LAND CONVEYANCE; REMOVE FIRE PROTECTION FUND S.B. 985:

SUMMARY OF INTRODUCED BILL

IN COMMITTEE

 

 

 

 

 

 

Senate Bill 985 (as introduced 8-15-24) (Senate-passed version)

Sponsor: Senator Veronica Klinefelt

Committee: Transportation and Infrastructure

 

Date Completed: 10-7-24

 


CONTENT

 

The bill would amend Part 527 (Municipal Forests) of the Natural Resources and Environmental Protection Act to remove a requirement that any additional proceeds from municipal forestland conveyances above $18.0 million be deposited into the Fire Protection Fund.

 

Among other things, Part 527 allows the Department of Natural Resources (DNR), the Department of Treasury, or a State officer in charge of State land to sell homestead, tax, swamp, or primary school land to a public agency for a forestry or recreational purpose, or both. The State holds reversionary interest in its municipal forestlands, i.e., when this land is no longer used for its specified purposes, it reverts back to the State; however, if requested by a public agency to which municipal forestland was conveyed, the DNR must relinquish its reversionary interest in that municipal forestland. This allows public agencies to convey municipal forestland to other public agencies or persons; however, the public agency must obtain the DNR s approval concerning these conveyances.

 

A public agency may convey municipal forestland to another public agency for $1.00 or fair market value.

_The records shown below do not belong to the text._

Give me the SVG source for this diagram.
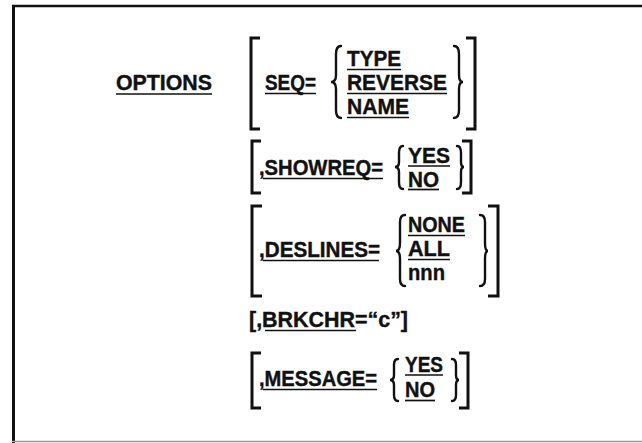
<svg xmlns="http://www.w3.org/2000/svg" width="642" height="443" viewBox="0 0 642 443">
<style>
text{font-family:"Liberation Sans",Arial,sans-serif;font-weight:bold;font-size:22px;fill:#111;stroke:#111;stroke-width:0.4}
.u{stroke:#111;stroke-width:1.7}
.br{fill:none;stroke:#111;stroke-width:3}
.cb{fill:none;stroke:#111;stroke-width:2.4;stroke-linecap:round}
</style>
<rect width="642" height="443" fill="#fff"/>
<g id="frame">
<line x1="13.5" y1="5" x2="13.5" y2="443" stroke="#111" stroke-width="3"/>
<line x1="12" y1="6" x2="642" y2="6" stroke="#111" stroke-width="2.5"/>
<line x1="12" y1="441.5" x2="642" y2="441.5" stroke="#999" stroke-width="1.5"/>
</g>
<g id="options">
<text x="116" y="90" textLength="96" lengthAdjust="spacingAndGlyphs">OPTIONS</text>
<line class="u" x1="116" y1="94" x2="212" y2="94"/>
</g>
<g id="seq">
<path class="br" d="M260 38H251V129H260"/>
<path class="br" d="M466 38H475V129H466"/>
<text x="265" y="90" textLength="51" lengthAdjust="spacingAndGlyphs">SEQ=</text>
<line class="u" x1="265" y1="93.5" x2="316" y2="93.5"/>
<path class="cb" d="M341 46Q336 46 336 54V75Q336 82 331 82Q336 82 336 89V110Q336 118 341 118"/>
<text x="347" y="66" textLength="54" lengthAdjust="spacingAndGlyphs">TYPE</text>
<line class="u" x1="347" y1="69.5" x2="401" y2="69.5"/>
<text x="347" y="90" textLength="100" lengthAdjust="spacingAndGlyphs">REVERSE</text>
<line class="u" x1="347" y1="93.5" x2="447" y2="93.5"/>
<text x="347" y="114" textLength="62" lengthAdjust="spacingAndGlyphs">NAME</text>
<line class="u" x1="347" y1="117.5" x2="409" y2="117.5"/>
<path class="cb" d="M454 46Q459 46 459 54V75Q459 82 463 82Q459 82 459 89V110Q459 118 454 118"/>
</g>
<g id="showreq">
<path class="br" d="M261 141H252V193H261"/>
<path class="br" d="M462 141H471V193H462"/>
<text x="259" y="175" textLength="124" lengthAdjust="spacingAndGlyphs">,SHOWREQ=</text>
<line class="u" x1="263" y1="178.5" x2="383" y2="178.5"/>
<path class="cb" d="M403 146Q399 146 399 153V162Q399 167 395 167Q399 167 399 172V182Q399 189 403 189"/>
<text x="408" y="163" textLength="42" lengthAdjust="spacingAndGlyphs">YES</text>
<line class="u" x1="408" y1="166" x2="450" y2="166"/>
<text x="408" y="187" textLength="31" lengthAdjust="spacingAndGlyphs">NO</text>
<line class="u" x1="408" y1="189.5" x2="439" y2="189.5"/>
<path class="cb" d="M457 146Q461 146 461 153V162Q461 167 464 167Q461 167 461 172V182Q461 189 457 189"/>
</g>
<g id="deslines">
<path class="br" d="M262 206H252V296H262"/>
<path class="br" d="M488 206H498V296H488"/>
<text x="259" y="257" textLength="121" lengthAdjust="spacingAndGlyphs">,DESLINES=</text>
<line class="u" x1="263" y1="260.5" x2="379" y2="260.5"/>
<path class="cb" d="M405 215Q400 215 400 222V243Q400 251 396 251Q400 251 400 259V279Q400 286 405 286"/>
<text x="408" y="232" textLength="57" lengthAdjust="spacingAndGlyphs">NONE</text>
<line class="u" x1="408" y1="235.5" x2="465" y2="235.5"/>
<text x="408" y="256" textLength="42" lengthAdjust="spacingAndGlyphs">ALL</text>
<line class="u" x1="408" y1="259.5" x2="450" y2="259.5"/>
<text x="408" y="280" textLength="37" lengthAdjust="spacingAndGlyphs">nnn</text>
<path class="cb" d="M480 215Q485 215 485 222V243Q485 251 488 251Q485 251 485 259V279Q485 286 480 286"/>
</g>
<g id="brkchr">
<text x="249" y="327" textLength="159" lengthAdjust="spacingAndGlyphs">[,BRKCHR=“c”]</text>
<line class="u" x1="265" y1="330.5" x2="356" y2="330.5"/>
</g>
<g id="message">
<path class="br" d="M261 353H252V408H261"/>
<path class="br" d="M459 353H468V408H459"/>
<text x="259" y="386" textLength="118" lengthAdjust="spacingAndGlyphs">,MESSAGE=</text>
<line class="u" x1="263" y1="389.5" x2="377" y2="389.5"/>
<path class="cb" d="M398 359Q394 359 394 365V375Q394 380 390 380Q394 380 394 385V395Q394 401 398 401"/>
<text x="405" y="372" textLength="38" lengthAdjust="spacingAndGlyphs">YES</text>
<line class="u" x1="405" y1="375" x2="443" y2="375"/>
<text x="405" y="397" textLength="30" lengthAdjust="spacingAndGlyphs">NO</text>
<line class="u" x1="405" y1="400.5" x2="435" y2="400.5"/>
<path class="cb" d="M452 359Q456 359 456 365V375Q456 380 459 380Q456 380 456 385V395Q456 401 452 401"/>
</g>
</svg>
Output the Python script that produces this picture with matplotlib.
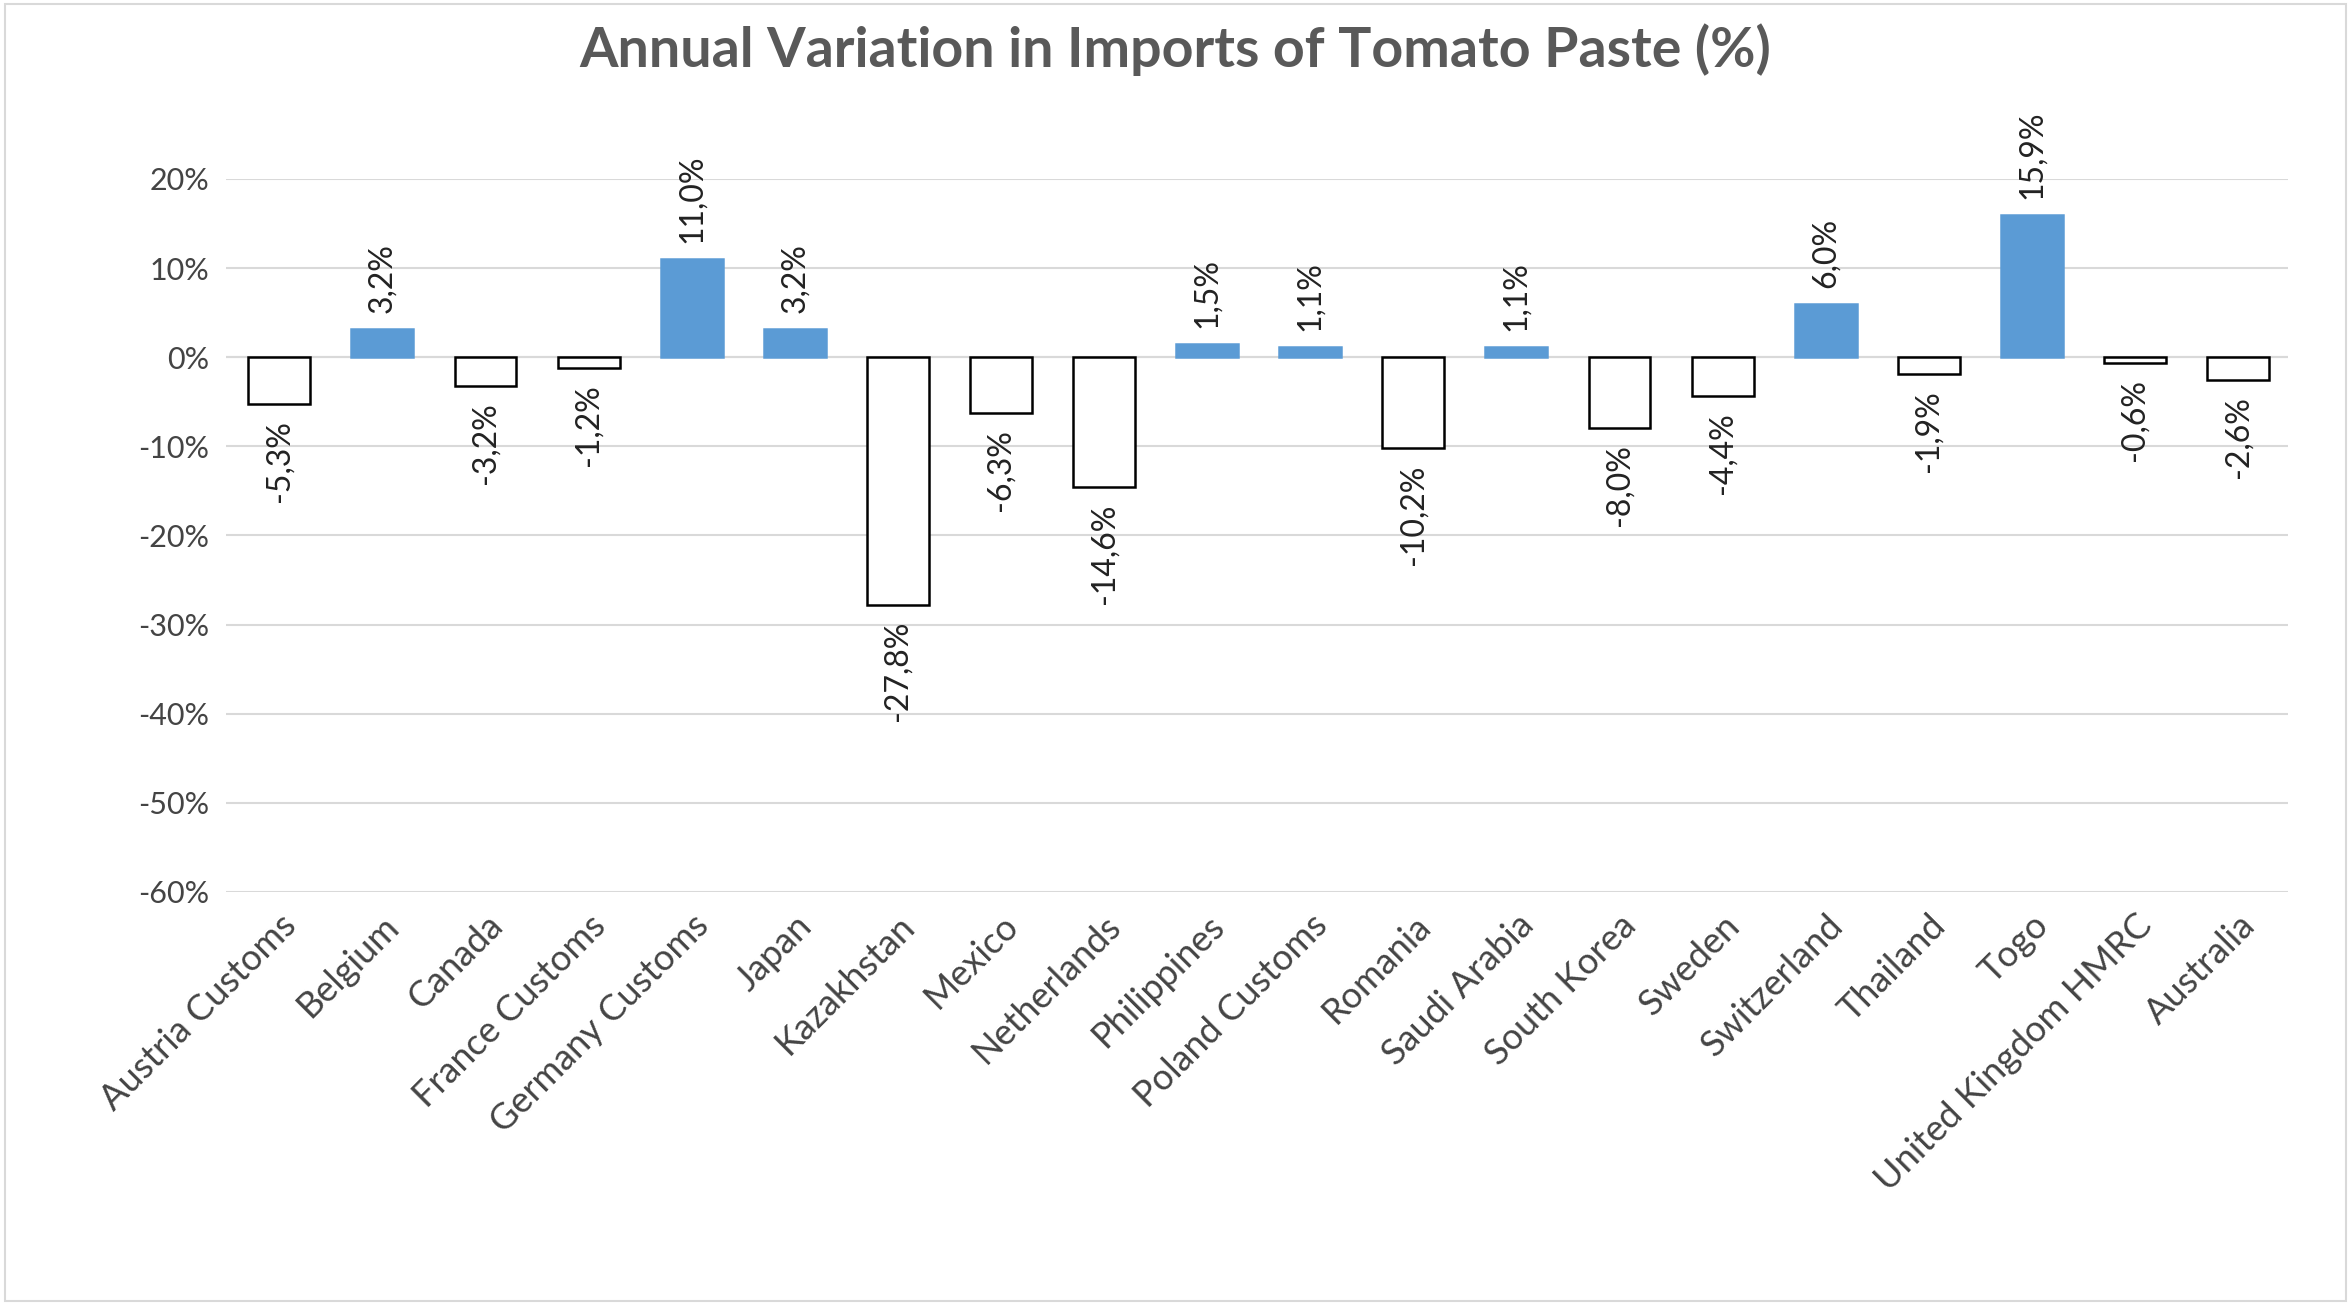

A public agency may only convey municipal forestland to a person for fair market value. If the conveyance is for fair market value, the public agency conveying the property must have an accounting taken. It retains 50% of the proceeds and must submit the remaining 50% to the Department of Treasury.

 

Currently, the State Treasurer must deposit the first $18.0 million in total proceeds from the remaining 50% of such conveyances into the General Fund. Any additional proceeds must be deposited in the State s Fire Protection Fund, from which the Department of Licensing and Regulatory Affairs may spend money, upon appropriation, for fire protections grants to cities, villages, and townships with State-owned facilities for fire services. Instead, under the bill, the Department of Treasury would have to deposit the remaining 50% of such conveyances into the General Fund.

 

The bill would take effect 90 days after its enactment. It is tie-barred to Senate Bill 706, which was enacted as Public Act 113 of 2024 and will allow the Secretary of State to reinstate a license for an individual whose driving privileges were suspended due to a driver responsibility fee without requiring the individual to pay the license reinstatement fee.

 

MCL 324.52706 Legislative Analyst: Abby Schneider

 

FISCAL IMPACT

 

The bill would not have a significant fiscal impact on the State or local units of government. It would not result in any change in overall revenue to the State but could increase revenue to the General Fund by up to $18.0 million due to the removal of the Fire Protection Fund


deposit. The Fire Protection Grants previously supported by this Fund are now financed from the State s use tax via Local Community Stabilization Authority reimbursements. As a result, the removal of the deposit would not decrease revenue to any local units.

 

Fiscal Analyst: Elizabeth Raczkowski

This analysis was prepared by nonpartisan Senate staff for use by the Senate in its deliberations and does not constitute an official statement of legislative intent.